Aktivitas perusahaan pertambangan di Kabupaten Konawe Utara semakin tidak terbendung, hampir seluruhnya diduga tidak memiliki legalitas yang jelas, akibat aktivitas yang kian masif ini juga membuat alam konawe utara kian rusak.
Ketua EXplor Anoa Oheo, Ashari menyoroti kurangnya perhatian serius dari semua aparat baik di tingkat daerah maupun pusat. Ashari menduga karena adanya kepentingan membuat aktivitas pertambangan di sultra terkhusus di Konawe Utara kian tidak tersentuh.
“Sarat akan antara kebijakan dan kepentingan satu sama lain yang patut di curigai tentang bagaimana keterlibatan jajaran penegak hukum ” Berselingkuh ” di balik kepentingan pengusaha atau pemodal besar yang hasil profitnya di pakai sekedar kesenangan dunia saja,” bebernya.
Menurutnya, hampir semua perusahaan tambang di wilayah bumi Oheo Konawe Utara tak satupun legal standing nya mulus seratus persen yang artinya semua punya celah dan cerita yang sama. Ironisnya perusahaan-perusahaan tambang yang diduga tidak memiliki legal standing yang jelas malah diawasi oleh personel berseragam dengan bersenjata lengkap.

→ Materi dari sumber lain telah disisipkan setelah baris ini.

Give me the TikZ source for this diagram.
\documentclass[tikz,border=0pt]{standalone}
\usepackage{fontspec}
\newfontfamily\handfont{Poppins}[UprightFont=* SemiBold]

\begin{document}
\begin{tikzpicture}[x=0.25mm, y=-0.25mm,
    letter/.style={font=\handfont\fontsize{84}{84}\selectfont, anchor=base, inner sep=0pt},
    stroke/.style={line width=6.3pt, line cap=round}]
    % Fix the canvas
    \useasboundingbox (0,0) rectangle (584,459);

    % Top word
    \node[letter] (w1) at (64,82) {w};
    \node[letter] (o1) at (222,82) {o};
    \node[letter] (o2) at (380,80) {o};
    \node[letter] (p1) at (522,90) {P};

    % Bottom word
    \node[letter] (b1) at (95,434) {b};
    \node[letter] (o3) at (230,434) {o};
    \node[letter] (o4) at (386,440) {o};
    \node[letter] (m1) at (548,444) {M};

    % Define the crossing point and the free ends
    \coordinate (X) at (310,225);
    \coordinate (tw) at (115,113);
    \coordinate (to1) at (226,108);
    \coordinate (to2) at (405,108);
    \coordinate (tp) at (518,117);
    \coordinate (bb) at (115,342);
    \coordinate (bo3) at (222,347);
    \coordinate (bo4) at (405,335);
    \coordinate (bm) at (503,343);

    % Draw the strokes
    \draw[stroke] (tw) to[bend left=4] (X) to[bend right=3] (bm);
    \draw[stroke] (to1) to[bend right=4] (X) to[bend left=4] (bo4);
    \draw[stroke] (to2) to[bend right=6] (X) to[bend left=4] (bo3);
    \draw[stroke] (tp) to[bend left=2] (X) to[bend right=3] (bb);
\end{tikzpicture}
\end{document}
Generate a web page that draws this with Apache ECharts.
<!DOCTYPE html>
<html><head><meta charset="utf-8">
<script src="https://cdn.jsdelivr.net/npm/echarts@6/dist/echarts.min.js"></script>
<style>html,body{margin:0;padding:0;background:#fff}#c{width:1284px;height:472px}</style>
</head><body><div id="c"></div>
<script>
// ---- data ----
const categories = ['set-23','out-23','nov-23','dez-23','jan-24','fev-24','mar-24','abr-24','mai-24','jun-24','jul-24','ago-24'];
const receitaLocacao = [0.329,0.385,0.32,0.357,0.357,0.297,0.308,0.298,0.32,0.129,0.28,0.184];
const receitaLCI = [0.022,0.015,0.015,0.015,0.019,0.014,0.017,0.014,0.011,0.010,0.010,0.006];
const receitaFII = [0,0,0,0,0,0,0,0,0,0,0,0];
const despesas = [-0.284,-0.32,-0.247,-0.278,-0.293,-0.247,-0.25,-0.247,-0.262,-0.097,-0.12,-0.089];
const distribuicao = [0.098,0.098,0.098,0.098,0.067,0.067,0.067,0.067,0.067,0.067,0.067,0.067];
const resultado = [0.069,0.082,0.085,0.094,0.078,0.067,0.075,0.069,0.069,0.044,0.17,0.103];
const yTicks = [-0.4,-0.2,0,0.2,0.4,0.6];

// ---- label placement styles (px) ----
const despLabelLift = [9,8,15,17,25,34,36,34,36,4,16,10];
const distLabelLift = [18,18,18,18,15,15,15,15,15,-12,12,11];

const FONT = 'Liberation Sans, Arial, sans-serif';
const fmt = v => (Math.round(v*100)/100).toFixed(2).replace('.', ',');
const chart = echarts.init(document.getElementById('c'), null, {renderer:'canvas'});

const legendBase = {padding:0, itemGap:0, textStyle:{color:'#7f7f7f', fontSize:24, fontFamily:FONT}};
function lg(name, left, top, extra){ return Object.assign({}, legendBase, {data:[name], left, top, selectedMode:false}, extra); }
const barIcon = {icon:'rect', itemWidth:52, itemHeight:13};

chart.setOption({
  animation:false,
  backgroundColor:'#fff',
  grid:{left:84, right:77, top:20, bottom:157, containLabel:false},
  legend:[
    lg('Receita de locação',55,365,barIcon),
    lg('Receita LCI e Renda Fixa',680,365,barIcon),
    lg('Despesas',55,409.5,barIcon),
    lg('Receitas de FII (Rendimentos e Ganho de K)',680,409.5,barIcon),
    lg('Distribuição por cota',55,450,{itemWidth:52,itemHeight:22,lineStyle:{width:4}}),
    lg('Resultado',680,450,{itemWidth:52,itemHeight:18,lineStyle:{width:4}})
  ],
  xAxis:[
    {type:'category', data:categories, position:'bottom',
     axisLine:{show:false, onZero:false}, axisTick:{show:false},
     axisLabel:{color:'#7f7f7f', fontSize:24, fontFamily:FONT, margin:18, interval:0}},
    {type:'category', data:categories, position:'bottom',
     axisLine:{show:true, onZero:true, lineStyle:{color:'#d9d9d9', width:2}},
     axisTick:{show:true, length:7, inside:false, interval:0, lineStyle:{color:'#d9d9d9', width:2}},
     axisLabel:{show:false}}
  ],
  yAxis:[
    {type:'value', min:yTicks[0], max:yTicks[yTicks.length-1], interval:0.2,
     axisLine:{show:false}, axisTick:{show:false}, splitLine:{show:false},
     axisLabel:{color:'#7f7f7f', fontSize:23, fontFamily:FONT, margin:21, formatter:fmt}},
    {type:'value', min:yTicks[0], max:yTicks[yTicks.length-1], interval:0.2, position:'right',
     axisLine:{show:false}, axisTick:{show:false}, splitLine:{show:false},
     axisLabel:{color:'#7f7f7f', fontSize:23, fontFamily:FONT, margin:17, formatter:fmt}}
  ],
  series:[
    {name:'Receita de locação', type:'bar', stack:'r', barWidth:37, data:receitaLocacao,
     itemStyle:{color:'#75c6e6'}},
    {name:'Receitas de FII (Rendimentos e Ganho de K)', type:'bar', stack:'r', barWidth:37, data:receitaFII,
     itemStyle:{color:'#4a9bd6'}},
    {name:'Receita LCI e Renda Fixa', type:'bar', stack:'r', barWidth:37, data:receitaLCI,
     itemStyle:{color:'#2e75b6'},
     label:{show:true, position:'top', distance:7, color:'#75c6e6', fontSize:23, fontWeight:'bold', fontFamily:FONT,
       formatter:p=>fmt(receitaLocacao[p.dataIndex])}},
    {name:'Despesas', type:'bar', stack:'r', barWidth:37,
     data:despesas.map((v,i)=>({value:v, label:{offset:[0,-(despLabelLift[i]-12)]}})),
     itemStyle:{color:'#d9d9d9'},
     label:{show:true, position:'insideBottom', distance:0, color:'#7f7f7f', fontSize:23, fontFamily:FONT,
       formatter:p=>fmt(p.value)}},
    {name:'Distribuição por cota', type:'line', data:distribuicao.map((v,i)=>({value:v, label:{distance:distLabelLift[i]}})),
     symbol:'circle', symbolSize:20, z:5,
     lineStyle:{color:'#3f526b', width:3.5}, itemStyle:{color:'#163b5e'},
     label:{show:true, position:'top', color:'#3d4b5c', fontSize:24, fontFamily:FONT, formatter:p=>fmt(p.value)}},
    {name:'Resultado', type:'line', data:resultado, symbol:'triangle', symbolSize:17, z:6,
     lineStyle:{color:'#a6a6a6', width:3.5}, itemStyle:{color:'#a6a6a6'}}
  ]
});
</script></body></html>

“Kuatnya indikasi pertambangan ilegal baik yang terus disuarakan dari berbagai lembaga kemasyarakatan melalui demonstrasi maupun pemberitaan di media massa semuanya hanya sekedar angin lalu. Yang menjadi pertanyaan besar adalah mau atau tidak para penegak hukum membuktikan semua ini, ditengah banyaknya aparat penegak hukum sendiri yang terlibat. Nuansa politis dan kepentingan gajah-gajah inilah sulit untuk dibongkar,” jelasnya.
Ashari mencontohkan kasus yang melibatkan dua perusahaan PT. Bososi Pratama dengan PT. Roshini Indonesia dinilainya sangat tendensius dalam proses hukumnya. Padahal menurutnya di Konawe Utara sudah ada institusi polres yang kadang tidak dilibatkan hingga tiba-tiba saja sudah terpasang garis police line. Sementara perusahaan lain yang pelanggarannya sama tidak tersentuh sedikitpun bahkan masih bebas beroperasi.
“Kok yang lain tidak tersentuh ? Lalu tambang yang lain bebas beroperasi padahal pelanggaran nya sama bahkan ada yang lebih parah,” timpanya.
Kasus pertambangan bukan sekedar ilegal mining semata, namun realitas di balik teka teki itu berakhir dekriminalisasi. Bukan itu saja, ironis berimbas kepada pengusaha lokal asli daerah menjadi suatu pengalihan, target dari skenario kolaborasi oligarki Tambang.
“Jika supremasi hukum benar-benar mau di tegakkan kami siap sebagai jarum kompas mengawal penindakan oknum tambang ilegal tentunya dengan dasar asas keterbukaan, keadilan serta kepastian hukum. Dengan demikian dipastikan tak satupun tambang di konut yang akan beroperasi,” tegas Ashari.
Namun persoalan yang mendasar juga perlu diingat bahwa ekonomi kerakyatan cukup membantu pemerintah dari profit sektor pertambangan terutama kontribusi riil dari pihak pengusaha lokal itu sendiri yang paham kondisi daerah nya serta tinggal bersama di lingkungan keluarga dan masyarakat itu sendiri.
Tidak hanya itu pada bidang pendidikan, sosial, ekonomi dan budaya pengusaha lokal juga ikut berperan aktif bahkan dalam situasi bencana alam tidak hanya sekedar materi, juga turun langsung memberikan bimbingan psikologis terhadap keluarga yang terdampak.
“Olehnya itu penegak hukum layaknya lebih selektif memberikan pembinaan hukum kepada pengusaha lokal yang jika kekurangannya dalam melaksanakan pengelolaan tambang masih jauh dengan kaidah-kaidah sesuai yang diamanatkan undang-undang,” harapnya.